• Work to be completed: Set down the data below from its first line to the line holding "5500, 6000, 6500, 7000, 7500, 8000, 8500, 9000, 9500, 10000];", inclusive; omit all pictures.
--- START Dataset content ---
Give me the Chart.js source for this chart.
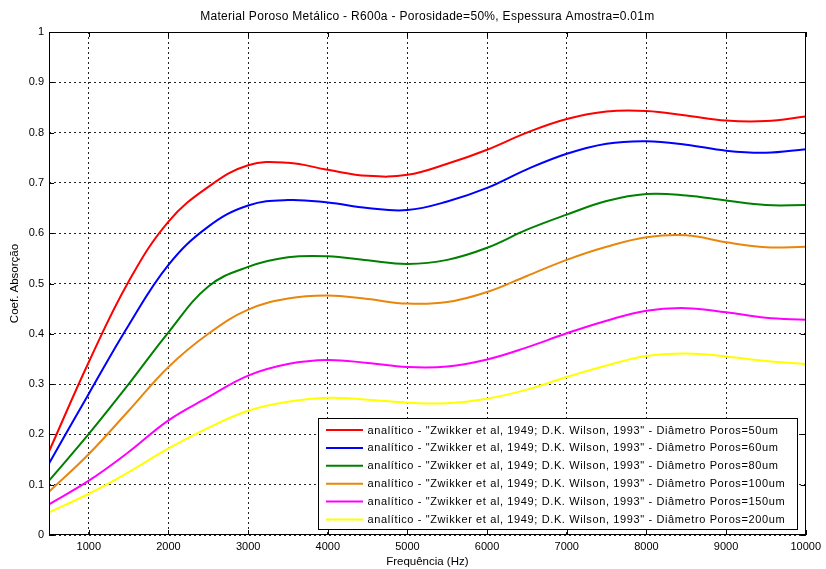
<!DOCTYPE html>
<html>
<head>
<meta charset="utf-8">
<title>Material Poroso Metálico - R600a</title>
<script src="https://cdn.jsdelivr.net/npm/chart.js@4.4.1/dist/chart.umd.min.js"></script>
<style>
  html, body { margin: 0; padding: 0; background: #ffffff; }
  #wrap { width: 826px; height: 569px; position: relative; }
</style>
</head>
<body>
<div id="wrap"><canvas id="c" width="826" height="569"></canvas></div>
<script>
// Frequency grid (Hz)
const freqs = [500, 1000, 1500, 2000, 2500, 3000, 3500, 4000, 4500, 5000,
               5500, 6000, 6500, 7000, 7500, 8000, 8500, 9000, 9500, 10000];

// Absorption coefficient for each pore diameter
const alpha50  = [0.166, 0.344, 0.504, 0.623, 0.692, 0.735, 0.740, 0.726, 0.714, 0.716,
                  0.738, 0.766, 0.800, 0.827, 0.842, 0.843, 0.834, 0.824, 0.823, 0.832];
const alpha60  = [0.142, 0.281, 0.417, 0.537, 0.613, 0.655, 0.666, 0.661, 0.650, 0.646,
                  0.663, 0.690, 0.727, 0.758, 0.778, 0.783, 0.776, 0.764, 0.760, 0.767];
const alpha80  = [0.108, 0.201, 0.300, 0.403, 0.494, 0.533, 0.552, 0.554, 0.546, 0.539,
                  0.547, 0.571, 0.607, 0.637, 0.664, 0.678, 0.675, 0.665, 0.656, 0.656];
const alpha100 = [0.086, 0.161, 0.247, 0.334, 0.400, 0.448, 0.470, 0.476, 0.469, 0.460,
                  0.463, 0.483, 0.515, 0.547, 0.573, 0.592, 0.596, 0.582, 0.572, 0.573];
const alpha150 = [0.061, 0.108, 0.165, 0.228, 0.274, 0.317, 0.340, 0.348, 0.342, 0.334,
                  0.335, 0.349, 0.373, 0.401, 0.426, 0.446, 0.451, 0.443, 0.432, 0.428];
const alpha200 = [0.045, 0.082, 0.125, 0.172, 0.213, 0.247, 0.265, 0.273, 0.269, 0.263,
                  0.262, 0.271, 0.289, 0.314, 0.337, 0.356, 0.361, 0.355, 0.346, 0.340];

const seriesLabels = [
  'analítico - "Zwikker et al, 1949; D.K. Wilson, 1993" - Diâmetro Poros=50um',
  'analítico - "Zwikker et al, 1949; D.K. Wilson, 1993" - Diâmetro Poros=60um',
  'analítico - "Zwikker et al, 1949; D.K. Wilson, 1993" - Diâmetro Poros=80um',
  'analítico - "Zwikker et al, 1949; D.K. Wilson, 1993" - Diâmetro Poros=100um',
  'analítico - "Zwikker et al, 1949; D.K. Wilson, 1993" - Diâmetro Poros=150um',
  'analítico - "Zwikker et al, 1949; D.K. Wilson, 1993" - Diâmetro Poros=200um'
];
const seriesColors = ['#ff0000', '#0000ff', '#008000', '#e8870e', '#ff00ff', '#ffff00'];

// Axis ticks
const xTickValues = [1000, 2000, 3000, 4000, 5000, 6000, 7000, 8000, 9000, 10000];
const xTickLabels = ['1000', '2000', '3000', '4000', '5000', '6000', '7000', '8000', '9000', '10000'];
const yTickValues = [0, 0.1, 0.2, 0.3, 0.4, 0.5, 0.6, 0.7, 0.8, 0.9, 1];
const yTickLabels = ['0', '0.1', '0.2', '0.3', '0.4', '0.5', '0.6', '0.7', '0.8', '0.9', '1'];

const titleText = 'Material Poroso Metálico - R600a - Porosidade=50%, Espessura Amostra=0.01m';
const FONT = '"Liberation Sans", Arial, Helvetica, sans-serif';

const allSeries = [alpha50, alpha60, alpha80, alpha100, alpha150, alpha200];
const datasets = allSeries.map((vals, i) => ({
  label: seriesLabels[i],
  data: freqs.map((f, j) => ({ x: f, y: vals[j] })),
  borderColor: seriesColors[i],
  backgroundColor: seriesColors[i],
  borderWidth: 2,
  pointRadius: 0,
  fill: false,
  tension: 0.4
}));

// Frame, inward tick marks, title and legend box
const decorations = {
  id: 'decorations',
  afterDatasetsDraw(chart) {
    const { ctx, chartArea: a, scales } = chart;
    ctx.save();
    // inward tick marks on all four sides
    ctx.strokeStyle = '#000';
    ctx.lineWidth = 1;
    ctx.setLineDash([]);
    const tl = 5;
    ctx.beginPath();
    xTickValues.forEach(v => {
      const px = Math.round(scales.x.getPixelForValue(v)) + 0.5;
      ctx.moveTo(px, a.bottom); ctx.lineTo(px, a.bottom - tl);
      ctx.moveTo(px, a.top); ctx.lineTo(px, a.top + tl);
    });
    yTickValues.forEach(v => {
      const py = Math.round(scales.y.getPixelForValue(v)) + 0.5;
      ctx.moveTo(a.left, py); ctx.lineTo(a.left + tl, py);
      ctx.moveTo(a.right, py); ctx.lineTo(a.right - tl, py);
    });
    ctx.stroke();

    // legend box
    const lx = 318, ly = 418, lw = 479, lh = 111;
    ctx.fillStyle = '#fff';
    ctx.fillRect(lx, ly, lw, lh);
    ctx.strokeStyle = '#000';
    ctx.strokeRect(lx + 0.5, ly + 0.5, lw, lh);
    ctx.font = '11px ' + FONT;
    ctx.letterSpacing = '0.62px';
    ctx.textBaseline = 'middle';
    ctx.textAlign = 'left';
    chart.data.datasets.forEach((ds, i) => {
      const cy = 430 + i * 17.9;
      ctx.strokeStyle = ds.borderColor;
      ctx.lineWidth = 2;
      ctx.beginPath();
      ctx.moveTo(326, cy); ctx.lineTo(363, cy);
      ctx.stroke();
      ctx.fillStyle = '#000';
      ctx.fillText(ds.label, 367.5, cy + 0.5);
    });

    // frame
    ctx.strokeStyle = '#000';
    ctx.lineWidth = 1;
    ctx.strokeRect(Math.round(a.left) + 0.5, Math.round(a.top) + 0.5,
                   Math.round(a.right - a.left) - 1, Math.round(a.bottom - a.top) - 1);

    // title
    ctx.fillStyle = '#000';
    ctx.font = '12px ' + FONT;
    ctx.letterSpacing = '0.3px';
    ctx.textAlign = 'center';
    ctx.textBaseline = 'middle';
    ctx.fillText(titleText, (a.left + a.right) / 2, 17);
    ctx.letterSpacing = '0px';
    ctx.restore();
  }
};

new Chart(document.getElementById('c'), {
  type: 'line',
  data: { datasets },
  plugins: [decorations],
  options: {
    responsive: false,
    animation: false,
    devicePixelRatio: 1,
    layout: { padding: { left: 0, right: 17, top: 32, bottom: 0 } },
    plugins: {
      legend: { display: false },
      title: { display: false },
      tooltip: { enabled: false }
    },
    scales: {
      x: {
        type: 'linear',
        min: 500,
        max: 10000,
        afterBuildTicks: s => { s.ticks = xTickValues.map(v => ({ value: v })); },
        afterFit: s => { s.height = 34; },
        grid: { color: '#222', lineWidth: 1, drawTicks: false },
        border: { display: false, dash: [2, 3] },
        ticks: {
          color: '#000', padding: 5, maxRotation: 0, autoSkip: false,
          font: { family: FONT, size: 11 },
          callback: (v, i) => xTickLabels[i]
        },
        title: {
          display: true, text: 'Frequência (Hz)', color: '#000',
          font: { family: FONT, size: 11.5 }, padding: { top: 0, bottom: 0 }
        }
      },
      y: {
        type: 'linear',
        min: 0,
        max: 1,
        afterBuildTicks: s => { s.ticks = yTickValues.map(v => ({ value: v })); },
        afterFit: s => { s.width = 49; },
        grid: { color: '#222', lineWidth: 1, drawTicks: false },
        border: { display: false, dash: [2, 3] },
        ticks: {
          color: '#000', padding: 5, autoSkip: false,
          font: { family: FONT, size: 11 },
          callback: (v, i) => yTickLabels[i]
        },
        title: {
          display: true, text: 'Coef. Absorção', color: '#000',
          font: { family: FONT, size: 11.5 }, padding: { top: 8, bottom: 0 }
        }
      }
    }
  }
});
</script>
</body>
</html>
--- END Dataset content ---
• Task output:
Give me the Chart.js source for this chart.
<!DOCTYPE html>
<html>
<head>
<meta charset="utf-8">
<title>Material Poroso Metálico - R600a</title>
<script src="https://cdn.jsdelivr.net/npm/chart.js@4.4.1/dist/chart.umd.min.js"></script>
<style>
  html, body { margin: 0; padding: 0; background: #ffffff; }
  #wrap { width: 826px; height: 569px; position: relative; }
</style>
</head>
<body>
<div id="wrap"><canvas id="c" width="826" height="569"></canvas></div>
<script>
// Frequency grid (Hz)
const freqs = [500, 1000, 1500, 2000, 2500, 3000, 3500, 4000, 4500, 5000,
               5500, 6000, 6500, 7000, 7500, 8000, 8500, 9000, 9500, 10000];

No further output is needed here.